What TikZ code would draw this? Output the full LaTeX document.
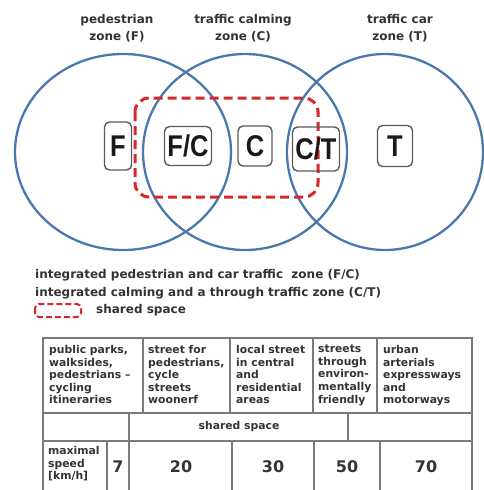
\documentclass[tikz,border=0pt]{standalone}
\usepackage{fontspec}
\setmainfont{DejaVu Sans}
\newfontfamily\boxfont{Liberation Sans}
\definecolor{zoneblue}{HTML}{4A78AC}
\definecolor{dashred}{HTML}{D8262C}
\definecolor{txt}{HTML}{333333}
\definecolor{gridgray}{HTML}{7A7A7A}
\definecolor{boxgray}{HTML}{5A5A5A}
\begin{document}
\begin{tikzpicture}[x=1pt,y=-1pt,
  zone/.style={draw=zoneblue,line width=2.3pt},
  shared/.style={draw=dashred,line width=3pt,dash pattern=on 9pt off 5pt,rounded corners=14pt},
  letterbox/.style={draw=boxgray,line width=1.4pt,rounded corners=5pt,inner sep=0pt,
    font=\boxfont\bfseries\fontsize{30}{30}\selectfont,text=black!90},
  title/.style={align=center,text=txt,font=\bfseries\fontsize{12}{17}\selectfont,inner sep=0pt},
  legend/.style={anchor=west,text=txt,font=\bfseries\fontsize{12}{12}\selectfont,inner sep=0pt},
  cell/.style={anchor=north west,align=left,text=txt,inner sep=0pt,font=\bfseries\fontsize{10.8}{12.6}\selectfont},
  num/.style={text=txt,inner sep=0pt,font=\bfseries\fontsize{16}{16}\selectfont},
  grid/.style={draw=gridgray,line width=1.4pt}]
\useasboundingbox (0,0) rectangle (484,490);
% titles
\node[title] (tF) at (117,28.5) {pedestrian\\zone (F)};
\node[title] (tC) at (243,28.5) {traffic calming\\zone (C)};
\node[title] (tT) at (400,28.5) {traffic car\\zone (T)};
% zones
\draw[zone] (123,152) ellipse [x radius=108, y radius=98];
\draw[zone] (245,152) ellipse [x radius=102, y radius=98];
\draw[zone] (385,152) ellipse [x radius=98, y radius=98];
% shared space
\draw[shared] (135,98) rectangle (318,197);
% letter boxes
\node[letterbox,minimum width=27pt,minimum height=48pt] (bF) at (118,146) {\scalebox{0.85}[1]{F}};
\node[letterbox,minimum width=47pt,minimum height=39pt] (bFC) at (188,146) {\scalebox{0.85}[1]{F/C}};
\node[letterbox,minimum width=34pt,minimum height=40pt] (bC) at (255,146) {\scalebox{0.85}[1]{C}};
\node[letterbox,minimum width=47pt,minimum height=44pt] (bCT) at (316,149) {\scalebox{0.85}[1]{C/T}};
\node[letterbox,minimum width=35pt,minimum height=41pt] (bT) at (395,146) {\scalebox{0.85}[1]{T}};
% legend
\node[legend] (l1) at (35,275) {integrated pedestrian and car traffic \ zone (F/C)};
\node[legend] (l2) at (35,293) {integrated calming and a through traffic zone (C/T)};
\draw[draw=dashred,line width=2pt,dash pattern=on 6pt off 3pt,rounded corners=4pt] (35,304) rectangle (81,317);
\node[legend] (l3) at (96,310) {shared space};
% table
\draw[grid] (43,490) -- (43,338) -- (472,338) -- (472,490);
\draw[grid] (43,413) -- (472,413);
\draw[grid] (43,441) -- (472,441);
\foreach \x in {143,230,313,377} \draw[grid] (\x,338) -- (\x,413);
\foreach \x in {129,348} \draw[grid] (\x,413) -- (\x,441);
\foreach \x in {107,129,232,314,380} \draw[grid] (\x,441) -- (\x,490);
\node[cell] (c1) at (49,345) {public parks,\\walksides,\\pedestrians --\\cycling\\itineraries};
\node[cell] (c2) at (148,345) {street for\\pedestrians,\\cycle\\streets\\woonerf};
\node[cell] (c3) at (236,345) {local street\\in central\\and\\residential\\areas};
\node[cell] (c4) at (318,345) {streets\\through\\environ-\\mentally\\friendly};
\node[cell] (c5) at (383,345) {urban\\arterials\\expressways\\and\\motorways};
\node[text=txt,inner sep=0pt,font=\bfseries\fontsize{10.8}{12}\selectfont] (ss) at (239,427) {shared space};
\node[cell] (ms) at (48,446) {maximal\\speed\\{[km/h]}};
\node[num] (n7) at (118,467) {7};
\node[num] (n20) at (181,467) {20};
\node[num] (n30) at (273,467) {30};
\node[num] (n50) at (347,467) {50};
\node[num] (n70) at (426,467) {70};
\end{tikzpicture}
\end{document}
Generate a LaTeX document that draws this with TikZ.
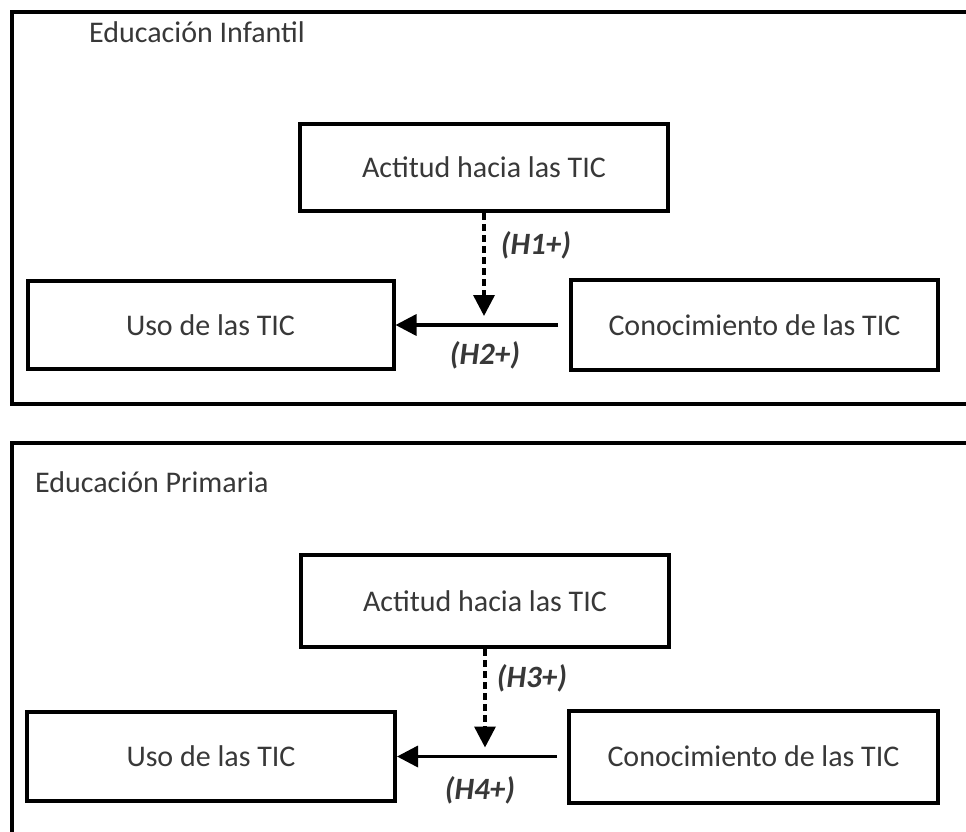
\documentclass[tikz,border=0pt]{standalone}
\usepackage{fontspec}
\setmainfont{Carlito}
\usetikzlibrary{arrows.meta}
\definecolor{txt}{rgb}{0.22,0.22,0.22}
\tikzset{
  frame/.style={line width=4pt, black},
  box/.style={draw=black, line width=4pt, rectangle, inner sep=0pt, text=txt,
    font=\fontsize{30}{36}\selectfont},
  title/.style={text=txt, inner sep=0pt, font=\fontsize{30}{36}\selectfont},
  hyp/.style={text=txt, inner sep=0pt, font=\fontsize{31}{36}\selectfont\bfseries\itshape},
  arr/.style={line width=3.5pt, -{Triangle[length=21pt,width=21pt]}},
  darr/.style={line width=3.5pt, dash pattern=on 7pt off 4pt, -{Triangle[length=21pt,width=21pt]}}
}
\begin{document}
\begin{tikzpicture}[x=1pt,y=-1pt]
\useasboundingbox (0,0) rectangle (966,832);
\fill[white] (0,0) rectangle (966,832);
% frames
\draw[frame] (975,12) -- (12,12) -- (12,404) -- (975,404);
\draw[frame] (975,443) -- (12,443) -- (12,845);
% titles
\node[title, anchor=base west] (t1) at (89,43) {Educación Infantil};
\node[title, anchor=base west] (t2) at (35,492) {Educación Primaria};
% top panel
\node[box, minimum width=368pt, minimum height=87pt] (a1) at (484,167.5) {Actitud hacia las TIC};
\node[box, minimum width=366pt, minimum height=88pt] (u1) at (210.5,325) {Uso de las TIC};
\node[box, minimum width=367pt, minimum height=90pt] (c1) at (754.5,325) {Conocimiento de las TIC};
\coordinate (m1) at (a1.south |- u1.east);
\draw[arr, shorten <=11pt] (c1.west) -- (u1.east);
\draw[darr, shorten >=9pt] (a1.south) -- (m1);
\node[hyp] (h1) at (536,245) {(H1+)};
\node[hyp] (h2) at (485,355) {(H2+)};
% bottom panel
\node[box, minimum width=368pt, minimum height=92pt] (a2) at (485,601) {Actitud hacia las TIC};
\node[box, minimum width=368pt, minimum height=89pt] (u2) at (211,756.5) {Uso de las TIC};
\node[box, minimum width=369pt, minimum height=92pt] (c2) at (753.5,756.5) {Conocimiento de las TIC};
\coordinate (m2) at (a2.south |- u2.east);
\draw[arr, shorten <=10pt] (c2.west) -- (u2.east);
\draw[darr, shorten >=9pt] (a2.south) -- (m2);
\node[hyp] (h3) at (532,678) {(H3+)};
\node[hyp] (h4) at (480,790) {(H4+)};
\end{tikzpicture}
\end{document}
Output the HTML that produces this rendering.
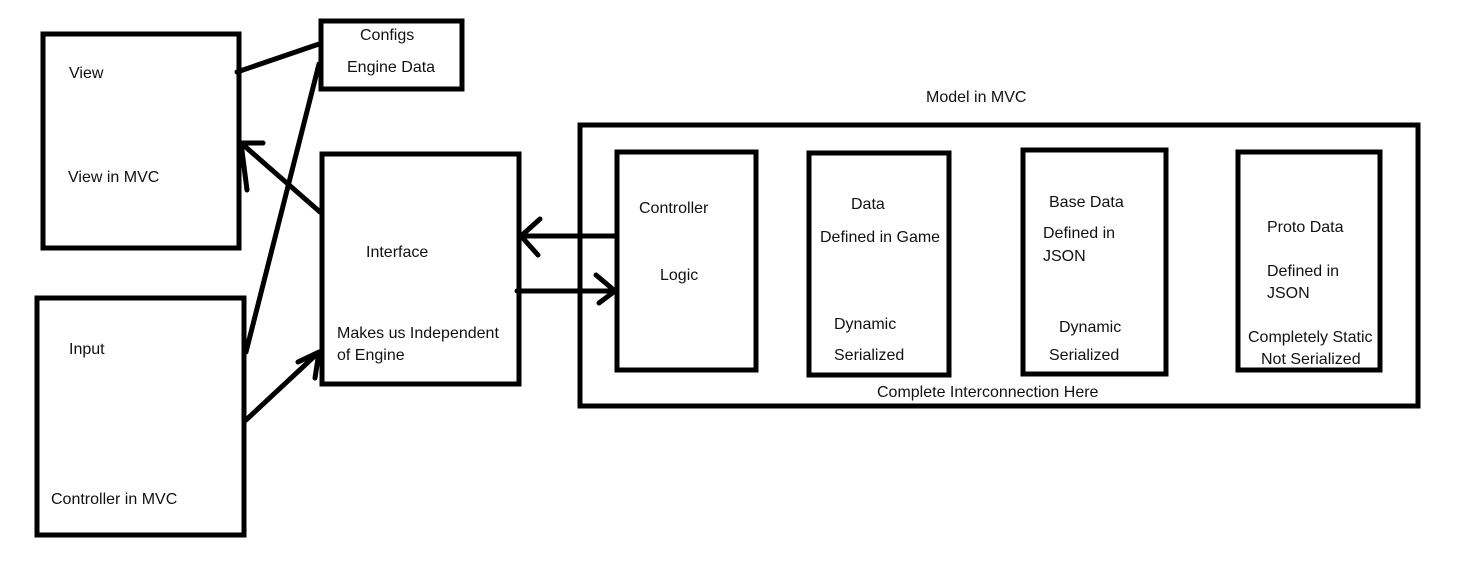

+-------+

Task objective:
Quote every record above exactly, leaving out any pictures.

Result:
What TikZ code would draw this? Output the full LaTeX document.
\documentclass[tikz,border=0pt]{standalone}
\usepackage{fontspec}
\setmainfont{DejaVu Sans}
\newfontfamily\boxfont{Liberation Sans}
\definecolor{zoneblue}{HTML}{4A78AC}
\definecolor{dashred}{HTML}{D8262C}
\definecolor{txt}{HTML}{333333}
\definecolor{gridgray}{HTML}{7A7A7A}
\definecolor{boxgray}{HTML}{5A5A5A}
\begin{document}
\begin{tikzpicture}[x=1pt,y=-1pt,
  zone/.style={draw=zoneblue,line width=2.3pt},
  shared/.style={draw=dashred,line width=3pt,dash pattern=on 9pt off 5pt,rounded corners=14pt},
  letterbox/.style={draw=boxgray,line width=1.4pt,rounded corners=5pt,inner sep=0pt,
    font=\boxfont\bfseries\fontsize{30}{30}\selectfont,text=black!90},
  title/.style={align=center,text=txt,font=\bfseries\fontsize{12}{17}\selectfont,inner sep=0pt},
  legend/.style={anchor=west,text=txt,font=\bfseries\fontsize{12}{12}\selectfont,inner sep=0pt},
  cell/.style={anchor=north west,align=left,text=txt,inner sep=0pt,font=\bfseries\fontsize{10.8}{12.6}\selectfont},
  num/.style={text=txt,inner sep=0pt,font=\bfseries\fontsize{16}{16}\selectfont},
  grid/.style={draw=gridgray,line width=1.4pt}]
\useasboundingbox (0,0) rectangle (484,490);
% titles
\node[title] (tF) at (117,28.5) {pedestrian\\zone (F)};
\node[title] (tC) at (243,28.5) {traffic calming\\zone (C)};
\node[title] (tT) at (400,28.5) {traffic car\\zone (T)};
% zones
\draw[zone] (123,152) ellipse [x radius=108, y radius=98];
\draw[zone] (245,152) ellipse [x radius=102, y radius=98];
\draw[zone] (385,152) ellipse [x radius=98, y radius=98];
% shared space
\draw[shared] (135,98) rectangle (318,197);
% letter boxes
\node[letterbox,minimum width=27pt,minimum height=48pt] (bF) at (118,146) {\scalebox{0.85}[1]{F}};
\node[letterbox,minimum width=47pt,minimum height=39pt] (bFC) at (188,146) {\scalebox{0.85}[1]{F/C}};
\node[letterbox,minimum width=34pt,minimum height=40pt] (bC) at (255,146) {\scalebox{0.85}[1]{C}};
\node[letterbox,minimum width=47pt,minimum height=44pt] (bCT) at (316,149) {\scalebox{0.85}[1]{C/T}};
\node[letterbox,minimum width=35pt,minimum height=41pt] (bT) at (395,146) {\scalebox{0.85}[1]{T}};
% legend
\node[legend] (l1) at (35,275) {integrated pedestrian and car traffic \ zone (F/C)};
\node[legend] (l2) at (35,293) {integrated calming and a through traffic zone (C/T)};
\draw[draw=dashred,line width=2pt,dash pattern=on 6pt off 3pt,rounded corners=4pt] (35,304) rectangle (81,317);
\node[legend] (l3) at (96,310) {shared space};
% table
\draw[grid] (43,490) -- (43,338) -- (472,338) -- (472,490);
\draw[grid] (43,413) -- (472,413);
\draw[grid] (43,441) -- (472,441);
\foreach \x in {143,230,313,377} \draw[grid] (\x,338) -- (\x,413);
\foreach \x in {129,348} \draw[grid] (\x,413) -- (\x,441);
\foreach \x in {107,129,232,314,380} \draw[grid] (\x,441) -- (\x,490);
\node[cell] (c1) at (49,345) {public parks,\\walksides,\\pedestrians --\\cycling\\itineraries};
\node[cell] (c2) at (148,345) {street for\\pedestrians,\\cycle\\streets\\woonerf};
\node[cell] (c3) at (236,345) {local street\\in central\\and\\residential\\areas};
\node[cell] (c4) at (318,345) {streets\\through\\environ-\\mentally\\friendly};
\node[cell] (c5) at (383,345) {urban\\arterials\\expressways\\and\\motorways};
\node[text=txt,inner sep=0pt,font=\bfseries\fontsize{10.8}{12}\selectfont] (ss) at (239,427) {shared space};
\node[cell] (ms) at (48,446) {maximal\\speed\\{[km/h]}};
\node[num] (n7) at (118,467) {7};
\node[num] (n20) at (181,467) {20};
\node[num] (n30) at (273,467) {30};
\node[num] (n50) at (347,467) {50};
\node[num] (n70) at (426,467) {70};
\end{tikzpicture}
\end{document}
Generate a LaTeX document that draws this with TikZ.
\documentclass[tikz,border=0pt]{standalone}
\usepackage{fontspec}
\setmainfont{Carlito}
\usetikzlibrary{arrows.meta}
\definecolor{txt}{rgb}{0.22,0.22,0.22}
\tikzset{
  frame/.style={line width=4pt, black},
  box/.style={draw=black, line width=4pt, rectangle, inner sep=0pt, text=txt,
    font=\fontsize{30}{36}\selectfont},
  title/.style={text=txt, inner sep=0pt, font=\fontsize{30}{36}\selectfont},
  hyp/.style={text=txt, inner sep=0pt, font=\fontsize{31}{36}\selectfont\bfseries\itshape},
  arr/.style={line width=3.5pt, -{Triangle[length=21pt,width=21pt]}},
  darr/.style={line width=3.5pt, dash pattern=on 7pt off 4pt, -{Triangle[length=21pt,width=21pt]}}
}
\begin{document}
\begin{tikzpicture}[x=1pt,y=-1pt]
\useasboundingbox (0,0) rectangle (966,832);
\fill[white] (0,0) rectangle (966,832);
% frames
\draw[frame] (975,12) -- (12,12) -- (12,404) -- (975,404);
\draw[frame] (975,443) -- (12,443) -- (12,845);
% titles
\node[title, anchor=base west] (t1) at (89,43) {Educación Infantil};
\node[title, anchor=base west] (t2) at (35,492) {Educación Primaria};
% top panel
\node[box, minimum width=368pt, minimum height=87pt] (a1) at (484,167.5) {Actitud hacia las TIC};
\node[box, minimum width=366pt, minimum height=88pt] (u1) at (210.5,325) {Uso de las TIC};
\node[box, minimum width=367pt, minimum height=90pt] (c1) at (754.5,325) {Conocimiento de las TIC};
\coordinate (m1) at (a1.south |- u1.east);
\draw[arr, shorten <=11pt] (c1.west) -- (u1.east);
\draw[darr, shorten >=9pt] (a1.south) -- (m1);
\node[hyp] (h1) at (536,245) {(H1+)};
\node[hyp] (h2) at (485,355) {(H2+)};
% bottom panel
\node[box, minimum width=368pt, minimum height=92pt] (a2) at (485,601) {Actitud hacia las TIC};
\node[box, minimum width=368pt, minimum height=89pt] (u2) at (211,756.5) {Uso de las TIC};
\node[box, minimum width=369pt, minimum height=92pt] (c2) at (753.5,756.5) {Conocimiento de las TIC};
\coordinate (m2) at (a2.south |- u2.east);
\draw[arr, shorten <=10pt] (c2.west) -- (u2.east);
\draw[darr, shorten >=9pt] (a2.south) -- (m2);
\node[hyp] (h3) at (532,678) {(H3+)};
\node[hyp] (h4) at (480,790) {(H4+)};
\end{tikzpicture}
\end{document}
Output the HTML that produces this rendering.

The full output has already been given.